INFORMATION PROVIDED:
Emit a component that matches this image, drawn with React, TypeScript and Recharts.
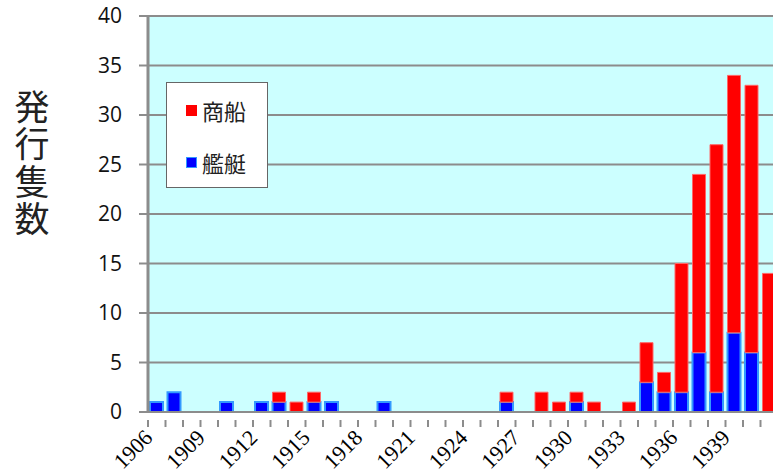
import { BarChart, Bar, XAxis, YAxis, CartesianGrid, Legend, Label } from 'recharts';

// years 1906 .. 1941
const years = [
  '1906', '1907', '1908', '1909', '1910', '1911', '1912', '1913', '1914',
  '1915', '1916', '1917', '1918', '1919', '1920', '1921', '1922', '1923',
  '1924', '1925', '1926', '1927', '1928', '1929', '1930', '1931', '1932',
  '1933', '1934', '1935', '1936', '1937', '1938', '1939', '1940', '1941',
];

// 艦艇 (warships), bottom of the stack
const warships = [
  1, 2, 0, 0, 1, 0, 1, 1, 0,
  1, 1, 0, 0, 1, 0, 0, 0, 0,
  0, 0, 1, 0, 0, 0, 1, 0, 0,
  0, 3, 2, 2, 6, 2, 8, 6, 0,
];

// 商船 (merchant ships), top of the stack
const merchant = [
  0, 0, 0, 0, 0, 0, 0, 1, 1,
  1, 0, 0, 0, 0, 0, 0, 0, 0,
  0, 0, 1, 0, 2, 1, 1, 1, 0,
  1, 4, 2, 13, 18, 25, 26, 27, 14,
];

const yTicks = [0, 5, 10, 15, 20, 25, 30, 35, 40];
const yTitle = '発行隻数';

const data = years.map((year, i) => ({
  year,
  warships: warships[i],
  merchant: merchant[i],
}));

const BAND = 630 / years.length;

const XTick = (props: any) => {
  const { x, y, payload, index } = props;
  const left = x - BAND / 2;
  const ax = x - 3;
  const ay = y + 19;
  return (
    <g>
      <line x1={left} y1={y} x2={left} y2={y + 7} stroke="#8c8c8c" strokeWidth={2} />
      {index % 3 === 0 && (
        <text
          x={ax}
          y={ay}
          textAnchor="end"
          transform={`rotate(-45 ${ax} ${ay})`}
          fontFamily="'Liberation Serif', 'DejaVu Serif', serif"
          fontSize={22}
          fill="#000"
        >
          {payload.value}
        </text>
      )}
    </g>
  );
};

const YTitle = () => (
  <text
    x={32}
    y={89}
    fontFamily="'Noto Sans CJK JP', sans-serif"
    fontSize={35}
    fill="#222"
    style={{ writingMode: 'vertical-rl', letterSpacing: 2.5 }}
  >
    {yTitle}
  </text>
);

const LegendBox = () => (
  <div
    style={{
      width: 102,
      height: 106,
      background: '#fff',
      border: '1px solid #666',
      fontFamily: "'Noto Sans CJK JP', sans-serif",
      fontSize: 22,
      color: '#222',
      boxSizing: 'border-box',
      paddingLeft: 19,
    }}
  >
    <div style={{ display: 'flex', alignItems: 'center', height: 30, marginTop: 12 }}>
      <span style={{ display: 'inline-block', width: 11, height: 11, background: '#ff0000', marginRight: 5 }} />
      商船
    </div>
    <div style={{ display: 'flex', alignItems: 'center', height: 30, marginTop: 22 }}>
      <span
        style={{
          display: 'inline-block',
          width: 9,
          height: 9,
          background: '#0000ff',
          border: '1px solid #3399ff',
          marginRight: 5,
        }}
      />
      艦艇
    </div>
  </div>
);

export default function App() {
  return (
    <div style={{ position: 'absolute', left: 0, top: 0, width: 773, height: 476, overflow: 'hidden', background: '#fff' }}>
      <BarChart
        width={780}
        height={476}
        data={data}
        margin={{ top: 16, right: 2, bottom: 0, left: 0 }}
        barSize={13}
      >
        <CartesianGrid
          vertical={false}
          stroke="#8c8c8c"
          strokeWidth={2}
          fill="#ccffff"
          fillOpacity={1}
        />
        <XAxis
          dataKey="year"
          interval={0}
          height={64}
          tickLine={false}
          axisLine={{ stroke: '#8c8c8c', strokeWidth: 2 }}
          tick={<XTick />}
        />
        <YAxis
          width={148}
          domain={[0, 40]}
          ticks={yTicks}
          interval={0}
          tickSize={9}
          tickMargin={17}
          tickLine={{ stroke: '#8c8c8c', strokeWidth: 2 }}
          axisLine={{ stroke: '#8c8c8c', strokeWidth: 3 }}
          tick={{ fontFamily: "'Open Sans', sans-serif", fontSize: 21, fill: '#111' }}
        >
          <Label content={<YTitle />} />
        </YAxis>
        <Legend
          content={<LegendBox />}
          layout="vertical"
          align="center"
          verticalAlign="middle"
          wrapperStyle={{ position: 'absolute', left: 166, top: 82, width: 102, height: 106 }}
        />
        <Bar
          dataKey="warships"
          stackId="a"
          fill="#0000ff"
          stroke="#3399ff"
          strokeWidth={2}
          isAnimationActive={false}
        />
        <Bar
          dataKey="merchant"
          stackId="a"
          fill="#ff0000"
          stroke="#ff6666"
          strokeWidth={1}
          isAnimationActive={false}
        />
      </BarChart>
    </div>
  );
}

WORK TO BE COMPLETED: Repeat only the lines from the beginning of the material through the line containing "CartesianGrid, Legend, Label", both ends kept, leaving pictures out.

EXERCISE ANSWER:
Emit a component that matches this image, drawn with React, TypeScript and Recharts.
import { BarChart, Bar, XAxis, YAxis, CartesianGrid, Legend, Label } from 'recharts';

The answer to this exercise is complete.